Whatever the reaction, there was no denying much discovery, perhaps causing savvy professionals and advisers to feel uneasy, excluded, how it might feel to be an outsider, proffering counter arguments such as – the artist is not the work.
But there are many who feel that it is the artist’s position in society that determines the outcome of the work, and that they have an opportunity to use this to address the injustices (mostly of the West) and the plight (mostly of peoples who were colonised by the West) embedded in the histories of their native land.
While Pedrosa makes it very clear that he was not involved in the curation of the national pavilions, they are all nevertheless within a system (which Pedrosa seeks to break out of while being ensconced within it); across the global media critics pick out the pavilions and artists that they believe have managed to transcend these constraints and come up with works worthy of commentary and even praise, usually dosed out sparingly among the cognoscenti.
The tittle tattle across the campos, under the cover of night, after too many proseccos and insufficient snacks, was invariably about the politics and the parties – ‘Did you know Bjork is in town?’ ‘What did you think about the Israeli Pavilion not opening?’ ‘Would John Akomfrah’s work have been more effective and less overwrought without all those screens?’ ‘What haven’t we seen before?’ ‘Oh, have you been to see Pierre Huyghe yet, you must go!’ ‘Why is Pedrosa grouping together so-called outliers – especially those outside of any system?’ ‘Where’s the contemporary when so many of the artists in the Main Exhibition are deceased?’ Some even dared ask – ‘where is the art?’
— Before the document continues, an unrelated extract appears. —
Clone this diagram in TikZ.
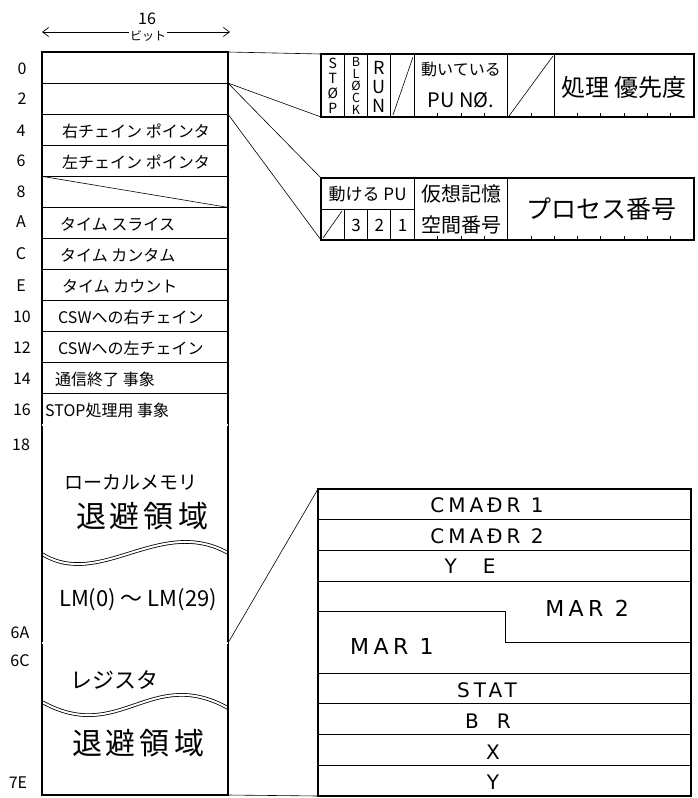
\documentclass[tikz,border=0pt]{standalone}
\usepackage{fontspec}
\setmainfont{Noto Sans CJK JP}
\newfontfamily\hand[LetterSpace=20]{DejaVu Sans}
\usetikzlibrary{arrows.meta}
\begin{document}
\begin{tikzpicture}[x=1pt,y=-1pt,
  cell/.style={draw, line width=1.1pt, rectangle, inner sep=0pt, outer sep=0pt, minimum width=186pt, anchor=north west},
  rbox/.style={draw, line width=1.1pt, rectangle, inner sep=0pt, outer sep=0pt, anchor=north west},
  conn/.style={line width=0.6pt},
  inner/.style={line width=0.9pt},
  tickmark/.style={line width=0.6pt},
  wave/.style={double, double distance=2pt, line width=0.8pt},
  dbl/.style={double, double distance=1.2pt, line width=0.6pt},
  rowtext/.style={anchor=west, inner sep=0pt, font=\fontsize{16}{18}\selectfont},
  addr/.style={inner sep=0pt, font=\fontsize{16}{18}\selectfont},
  fs/.style={inner sep=0pt, font=\fontsize{#1}{#1}\selectfont},
  hf/.style={inner sep=0pt, font=\hand\fontsize{#1}{#1}\selectfont}
]
\fill[white] (0,0) rectangle (697,798);
\useasboundingbox (0,0) rectangle (697,798);

% header
\node[fs=16] (sixteen) at (147,19) {16};
\coordinate (al) at (42,32);
\coordinate (ar) at (230,32);
\draw[line width=0.7pt, {Straight Barb[length=6pt,width=9pt]}-{Straight Barb[length=6pt,width=9pt]}] (al) -- (ar);
\node[fs=12, fill=white, inner sep=1pt] (bit) at (148,36) {ビット};

% waves (drawn first so the borders cover their ends)
\draw[wave] (42,554) .. controls (100,590) and (160,515) .. (228,553);
\draw[wave] (42,702) .. controls (120,745) and (150,665) .. (228,708);

% left column
\node[cell, minimum height=31.08pt] (w0) at (42,52) {};
\node[cell, minimum height=31.08pt] (w2) at (42,83.08) {};
\node[cell, minimum height=31.08pt] (w4) at (42,114.16) {};
\node[cell, minimum height=31.08pt] (w6) at (42,145.24) {};
\node[cell, minimum height=31.08pt] (w8) at (42,176.32) {};
\node[cell, minimum height=31.08pt] (wA) at (42,207.4) {};
\node[cell, minimum height=31.08pt] (wC) at (42,238.48) {};
\node[cell, minimum height=31.08pt] (wE) at (42,269.56) {};
\node[cell, minimum height=31.08pt] (w10) at (42,300.64) {};
\node[cell, minimum height=31.08pt] (w12) at (42,331.72) {};
\node[cell, minimum height=31.08pt] (w14) at (42,362.8) {};
\node[cell, minimum height=31.08pt] (w16) at (42,393.88) {};
\node[cell, minimum height=218.04pt] (w18) at (42,424.96) {};
\node[cell, minimum height=152pt] (w6C) at (42,643) {};
\draw[dbl] (w18.north west) -- (w18.north east);
\draw[dbl] (w6C.north west) -- (w6C.north east);
\draw[conn] (w8.north west) -- (w8.south east);

% addresses
\node[addr] (a0) at (22,69) {0};
\node[addr] (a2) at (22,99) {2};
\node[addr] (a4) at (21,131) {4};
\node[addr] (a6) at (21,161) {6};
\node[addr] (a8) at (21,192) {8};
\node[addr] (aA) at (21,222) {A};
\node[addr] (aC) at (21,254) {C};
\node[addr] (aE) at (21,286) {E};
\node[addr] (a10) at (22,317) {10};
\node[addr] (a12) at (22,348) {12};
\node[addr] (a14) at (22,379) {14};
\node[addr] (a16) at (22,410) {16};
\node[addr] (a18) at (21,445) {18};
\node[addr] (a6A) at (20,633) {6A};
\node[addr] (a6C) at (20,661) {6C};
\node[addr] (a7E) at (18,783) {7E};

% row texts
\node[rowtext] (t4) at (62,131) {右チェイン ポインタ};
\node[rowtext] (t6) at (62,162) {左チェイン ポインタ};
\node[rowtext] (tA) at (60,224) {タイム スライス};
\node[rowtext] (tC) at (60,255) {タイム カンタム};
\node[rowtext] (tE) at (62,286) {タイム カウント};
\node[rowtext] (t10) at (58,317) {CSWへの右チェイン};
\node[rowtext] (t12) at (58,348) {CSWへの左チェイン};
\node[rowtext] (t14) at (55,379) {通信終了 事象};
\node[rowtext] (t16) at (45,410) {STOP処理用 事象};
\node[fs=19] (t18a) at (131,482) {ローカルメモリ};
\node[fs=30] (t18b) at (142,516) {退\hspace{4pt}避\hspace{4pt}領\hspace{4pt}域};
\node[fs=22] (t18c) at (138,600) {LM(0) ～ LM(29)};
\node[fs=22] (t6Ca) at (114,680) {レジスタ};
\node[fs=30] (t6Cb) at (138,743) {退\hspace{4pt}避\hspace{4pt}領\hspace{4pt}域};

% expanded boxes
\node[rbox, minimum width=373pt, minimum height=63pt] (box1) at (321,54) {};
\node[rbox, minimum width=373pt, minimum height=62pt] (box2) at (321,178) {};
\node[rbox, minimum width=373pt, minimum height=307pt] (box3) at (318,489) {};

% connectors
\draw[conn] (w0.north east) -- (box1.north west);
\draw[conn] (w0.south east) -- (box1.south west);
\draw[conn] (w2.north east) -- (box2.north west);
\draw[conn] (w2.south east) -- (box2.south west);
\draw[conn] (w6C.north east) -- (box3.north west);
\draw[conn] (w6C.south east) -- (box3.south west);

% box1 internals
\foreach \k in {1,2,3,4,8,10} \draw[inner] ({321+23.3125*\k},54) -- ({321+23.3125*\k},117);
\foreach \k in {5,6,7,9,11,12,13,14,15} \draw[tickmark] ({321+23.3125*\k},117) -- ({321+23.3125*\k},113);
\draw[conn] (393,115) -- (413,57);
\draw[conn] (509,116) -- (553,56);
\node[align=center, inner sep=0pt, font=\fontsize{14}{15}\selectfont] (stop) at (332.7,86) {S\\T\\Ø\\P};
\node[align=center, inner sep=0pt, font=\fontsize{12.5}{12}\selectfont] (block) at (356,86) {B\\L\\Ø\\C\\K};
\node[align=center, inner sep=0pt, font=\fontsize{18}{19}\selectfont] (run) at (379.3,87) {R\\U\\N};
\node[fs=16] (pu1) at (461,70) {動いている};
\node[fs=20] (pu2) at (461,100) {PU NØ.};
\node[fs=24] (prio) at (624,87) {処理 優先度};

% box2 internals
\draw[inner] (321,209) -- (414.25,209);
\foreach \k in {1,2,3} \draw[inner] ({321+23.3125*\k},209) -- ({321+23.3125*\k},240);
\foreach \k in {4,8} \draw[inner] ({321+23.3125*\k},178) -- ({321+23.3125*\k},240);
\foreach \k in {5,6,7,9,10,11,12,13,14,15} \draw[tickmark] ({321+23.3125*\k},240) -- ({321+23.3125*\k},236);
\draw[conn] (323,238) -- (342,211);
\node[fs=17] (mpu) at (367.6,194) {動ける PU};
\node[fs=17] (c3) at (356,225) {3};
\node[fs=17] (c2) at (379.3,225) {2};
\node[fs=17] (c1) at (402.6,225) {1};
\node[fs=20] (vs1) at (461,194) {仮想記憶};
\node[fs=20] (vs2) at (461,225) {空間番号};
\node[fs=25] (proc) at (601,209) {プロセス番号};

% box3 internals
\foreach \yy in {519.7,550.4,581.1,673.2,703.9,734.6,765.3} \draw[inner] (318,\yy) -- (691,\yy);
\draw[inner] (318,611.8) -- (505,611.8) -- (505,642.5) -- (691,642.5);
\node[hf=20] (cm1) at (487,505) {CMAÐR 1};
\node[hf=20] (cm2) at (487,536) {CMAÐR 2};
\node[hf=20] (ye) at (470,566) {Y\hspace{26pt}E};
\node[hf=22] (mar2) at (587,608) {MAR 2};
\node[hf=22] (mar1) at (392,646) {MAR 1};
\node[hf=20] (stat) at (487,690) {STAT};
\node[hf=20] (br) at (488,721) {B\hspace{18pt}R};
\node[hf=20] (rx) at (493,752) {X};
\node[hf=20] (ry) at (493,782) {Y};
\end{tikzpicture}
\end{document}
Yet, however one wishes to unpack the political agendas and machinations of any biennale of this scale, it remains a source of inspiration, encounter and provocation – and especially for those with myopic vision one cannot but recall Mark Twain’s Innocents Abroad: “Travel is fatal to prejudice, bigotry, and narrow-mindedness, and many of our people need it sorely on these accounts. Broad, wholesome, charitable views of men and things cannot be acquired by vegetating in one little corner of the earth all one’s lifetime.”
I’d like to hope that every visitor to the biennale may have returned to their little corner a little ruffled, confused, elated and alive with the sounds and sights of the multitudinous voices that gathered in Venice, not just to talk and be seen, but also to listen and to discover the many ways of being and seeing.
The Venice Biennale is taking place until November 24.